§ Short exercise
Copy each record exactly as it reads, leaving out any pictures it holds.

§ Data provided
....................

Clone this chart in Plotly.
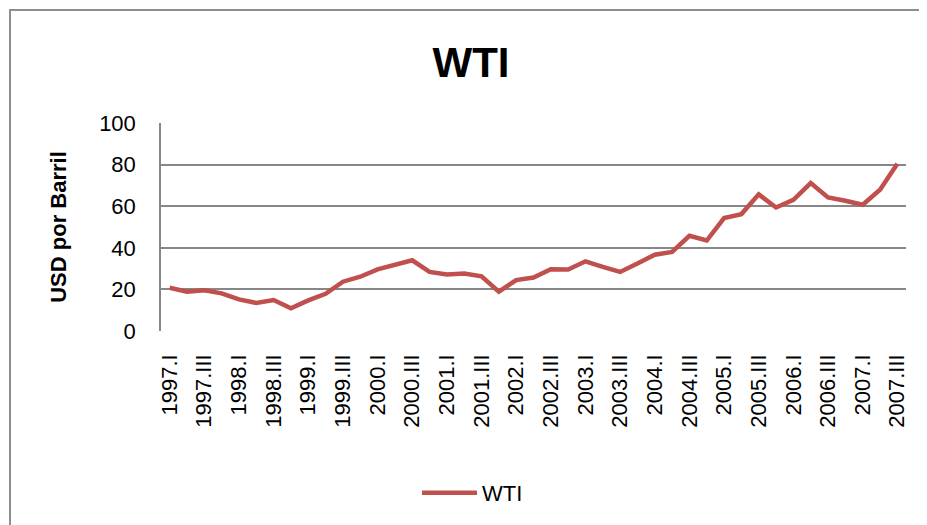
import plotly.graph_objects as go

quarters = []
for yr in range(1997, 2008):
    for q in ["I", "II", "III", "IV"]:
        quarters.append(f"{yr}.{q}")
quarters = quarters[:43]  # 1997.I .. 2007.III

wti = [20.8, 18.9, 19.6, 18.1, 15.2, 13.5, 14.9, 10.9, 14.7, 17.9,
       23.7, 26.1, 29.6, 31.7, 34.0, 28.4, 27.2, 27.6, 26.3, 18.9,
       24.5, 25.7, 29.7, 29.6, 33.5, 30.8, 28.4, 32.4, 36.7, 38.0,
       45.8, 43.5, 54.3, 56.2, 65.7, 59.4, 63.1, 71.1, 64.2, 62.6,
       60.7, 67.9, 80.4]

tick_labels = quarters[::2]
y_ticks = [0, 20, 40, 60, 80, 100]

FONT = "Liberation Sans, Arial, sans-serif"
GRID = "#878787"

# page body has an 8px margin; work in figure coordinates
OFF = 8
W, H = 927 - OFF, 525 - OFF
L, R, T, B = 161 - OFF, 906 - OFF, 123 - OFF, 331 - OFF
pw, ph = R - L, B - T

fig = go.Figure()
fig.add_trace(go.Scatter(
    x=quarters, y=wti, mode="lines", name="WTI",
    line=dict(color="#C0504D", width=4.5),
))

fig.update_layout(
    width=W, height=H,
    margin=dict(l=L, r=W - R, t=T, b=H - B, autoexpand=False),
    paper_bgcolor="white", plot_bgcolor="white",
    font=dict(family=FONT, size=22, color="black"),
    title=dict(text="<b>WTI</b>", font=dict(size=42, family=FONT, color="black"),
               xref="container", x=(471 - OFF) / W, xanchor="center",
               yref="container", y=1 - (62 - OFF) / H, yanchor="middle"),
    showlegend=True,
    legend=dict(orientation="h", x=(409 - L) / pw, xanchor="left",
                y=-(485 - B) / ph, yanchor="middle",
                font=dict(size=22, family=FONT), itemwidth=55,
                bgcolor="rgba(0,0,0,0)"),
    xaxis=dict(type="category", range=[-0.5, len(quarters) - 0.5],
               tickmode="array", tickvals=tick_labels,
               ticktext=tick_labels, tickangle=-90, showgrid=False,
               showline=False, ticks="", ticklabelstandoff=18,
               tickfont=dict(size=22, family=FONT), zeroline=False),
    yaxis=dict(range=[0, 100], tickvals=y_ticks, showgrid=True,
               gridcolor=GRID, gridwidth=1.5, showline=True,
               linecolor=GRID, linewidth=1.5, ticks="",
               ticklabelstandoff=19, zeroline=False,
               tickfont=dict(size=22, family=FONT),
               title=dict(text="<b>USD por Barril</b>", standoff=26,
                          font=dict(size=22, family=FONT))),
    shapes=[dict(type="rect", xref="paper", yref="paper",
                 x0=(10 - OFF - L) / pw, x1=(940 - L) / pw,
                 y0=-(540 - B) / ph, y1=(B - (10 - OFF)) / ph,
                 line=dict(color="#8E8E8E", width=2), fillcolor="rgba(0,0,0,0)",
                 layer="below")],
)

fig.write_html("out.html")
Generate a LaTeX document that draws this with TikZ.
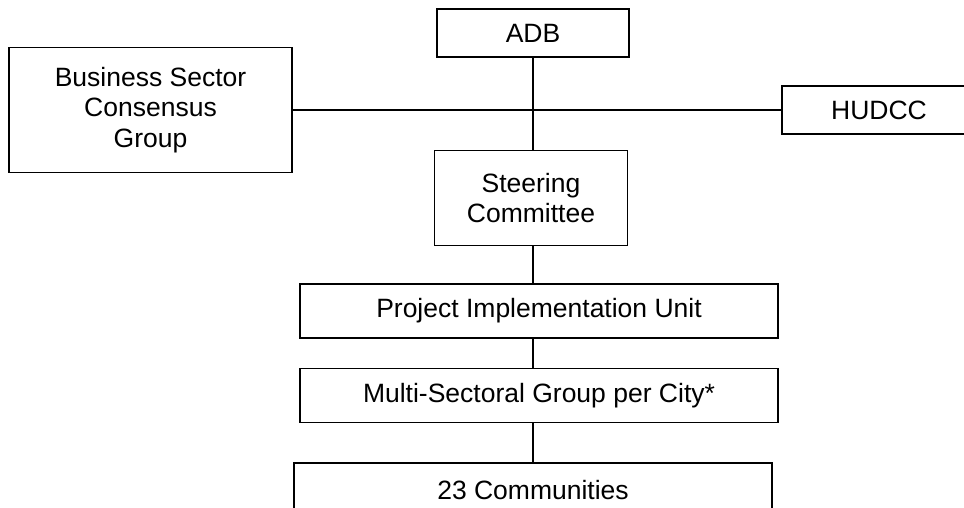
\documentclass[tikz,border=0pt]{standalone}
\usepackage{fontspec}
\setmainfont{Liberation Sans}
\usetikzlibrary{positioning}

\begin{document}
\begin{tikzpicture}[x=1pt,y=1pt,node distance=30pt]
      \tikzstyle{block}=[draw,rectangle,line width=1.5pt,inner sep=0pt,align=center,font=\fontsize{26.5}{30.5}\selectfont]
      \tikzstyle{link}=[line width=1.2pt]

      \clip (0,0) rectangle (964,-508);

      \node[block,minimum width=192pt,minimum height=48pt] (adb) at (533,-33) {ADB};
      \node[block,minimum width=283pt,minimum height=125pt] (bsg) at (150.5,-110) {Business Sector\\Consensus\\Group};
      \node[block,minimum width=194pt,minimum height=48pt] (hudcc) at (879,-110) {HUDCC};
      \node[block,minimum width=193pt,minimum height=95pt,below=92pt of adb,xshift=-2pt] (steer) {Steering\\Committee};
      \node[block,minimum width=478pt,minimum height=54pt,below=37pt of steer,xshift=8pt] (piu) {Project Implementation Unit};
      \node[block,minimum width=478pt,minimum height=54pt,below=29pt of piu] (msg) {Multi-Sectoral Group per City*};
      \node[block,minimum width=478pt,minimum height=54pt,below=39pt of msg,xshift=-6pt] (comm) {23 Communities};

      \draw[link] (bsg.east)--(hudcc.west);
      \draw[link] (adb.south)--(adb.south |- steer.north);
      \draw[link] (steer.south -| adb.south)--(adb.south |- piu.north);
      \draw[link] (piu.south -| adb.south)--(adb.south |- msg.north);
      \draw[link] (msg.south -| adb.south)--(adb.south |- comm.north);
    \end{tikzpicture}
\end{document}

....................

§ The reply
Clone this chart in Plotly.
import plotly.graph_objects as go

quarters = []
for yr in range(1997, 2008):
    for q in ["I", "II", "III", "IV"]:
        quarters.append(f"{yr}.{q}")
quarters = quarters[:43]  # 1997.I .. 2007.III

wti = [20.8, 18.9, 19.6, 18.1, 15.2, 13.5, 14.9, 10.9, 14.7, 17.9,
       23.7, 26.1, 29.6, 31.7, 34.0, 28.4, 27.2, 27.6, 26.3, 18.9,
       24.5, 25.7, 29.7, 29.6, 33.5, 30.8, 28.4, 32.4, 36.7, 38.0,
       45.8, 43.5, 54.3, 56.2, 65.7, 59.4, 63.1, 71.1, 64.2, 62.6,
       60.7, 67.9, 80.4]

tick_labels = quarters[::2]
y_ticks = [0, 20, 40, 60, 80, 100]

FONT = "Liberation Sans, Arial, sans-serif"
GRID = "#878787"

# page body has an 8px margin; work in figure coordinates
OFF = 8
W, H = 927 - OFF, 525 - OFF
L, R, T, B = 161 - OFF, 906 - OFF, 123 - OFF, 331 - OFF
pw, ph = R - L, B - T

fig = go.Figure()
fig.add_trace(go.Scatter(
    x=quarters, y=wti, mode="lines", name="WTI",
    line=dict(color="#C0504D", width=4.5),
))

fig.update_layout(
    width=W, height=H,
    margin=dict(l=L, r=W - R, t=T, b=H - B, autoexpand=False),
    paper_bgcolor="white", plot_bgcolor="white",
    font=dict(family=FONT, size=22, color="black"),
    title=dict(text="<b>WTI</b>", font=dict(size=42, family=FONT, color="black"),
               xref="container", x=(471 - OFF) / W, xanchor="center",
               yref="container", y=1 - (62 - OFF) / H, yanchor="middle"),
    showlegend=True,
    legend=dict(orientation="h", x=(409 - L) / pw, xanchor="left",
                y=-(485 - B) / ph, yanchor="middle",
                font=dict(size=22, family=FONT), itemwidth=55,
                bgcolor="rgba(0,0,0,0)"),
    xaxis=dict(type="category", range=[-0.5, len(quarters) - 0.5],
               tickmode="array", tickvals=tick_labels,
               ticktext=tick_labels, tickangle=-90, showgrid=False,
               showline=False, ticks="", ticklabelstandoff=18,
               tickfont=dict(size=22, family=FONT), zeroline=False),
    yaxis=dict(range=[0, 100], tickvals=y_ticks, showgrid=True,
               gridcolor=GRID, gridwidth=1.5, showline=True,
               linecolor=GRID, linewidth=1.5, ticks="",
               ticklabelstandoff=19, zeroline=False,
               tickfont=dict(size=22, family=FONT),
               title=dict(text="<b>USD por Barril</b>", standoff=26,
                          font=dict(size=22, family=FONT))),
    shapes=[dict(type="rect", xref="paper", yref="paper",
                 x0=(10 - OFF - L) / pw, x1=(940 - L) / pw,
                 y0=-(540 - B) / ph, y1=(B - (10 - OFF)) / ph,
                 line=dict(color="#8E8E8E", width=2), fillcolor="rgba(0,0,0,0)",
                 layer="below")],
)

fig.write_html("out.html")
Generate a LaTeX document that draws this with TikZ.
\documentclass[tikz,border=0pt]{standalone}
\usepackage{fontspec}
\setmainfont{Liberation Sans}
\usetikzlibrary{positioning}

\begin{document}
\begin{tikzpicture}[x=1pt,y=1pt,node distance=30pt]
      \tikzstyle{block}=[draw,rectangle,line width=1.5pt,inner sep=0pt,align=center,font=\fontsize{26.5}{30.5}\selectfont]
      \tikzstyle{link}=[line width=1.2pt]

      \clip (0,0) rectangle (964,-508);

      \node[block,minimum width=192pt,minimum height=48pt] (adb) at (533,-33) {ADB};
      \node[block,minimum width=283pt,minimum height=125pt] (bsg) at (150.5,-110) {Business Sector\\Consensus\\Group};
      \node[block,minimum width=194pt,minimum height=48pt] (hudcc) at (879,-110) {HUDCC};
      \node[block,minimum width=193pt,minimum height=95pt,below=92pt of adb,xshift=-2pt] (steer) {Steering\\Committee};
      \node[block,minimum width=478pt,minimum height=54pt,below=37pt of steer,xshift=8pt] (piu) {Project Implementation Unit};
      \node[block,minimum width=478pt,minimum height=54pt,below=29pt of piu] (msg) {Multi-Sectoral Group per City*};
      \node[block,minimum width=478pt,minimum height=54pt,below=39pt of msg,xshift=-6pt] (comm) {23 Communities};

      \draw[link] (bsg.east)--(hudcc.west);
      \draw[link] (adb.south)--(adb.south |- steer.north);
      \draw[link] (steer.south -| adb.south)--(adb.south |- piu.north);
      \draw[link] (piu.south -| adb.south)--(adb.south |- msg.north);
      \draw[link] (msg.south -| adb.south)--(adb.south |- comm.north);
    \end{tikzpicture}
\end{document}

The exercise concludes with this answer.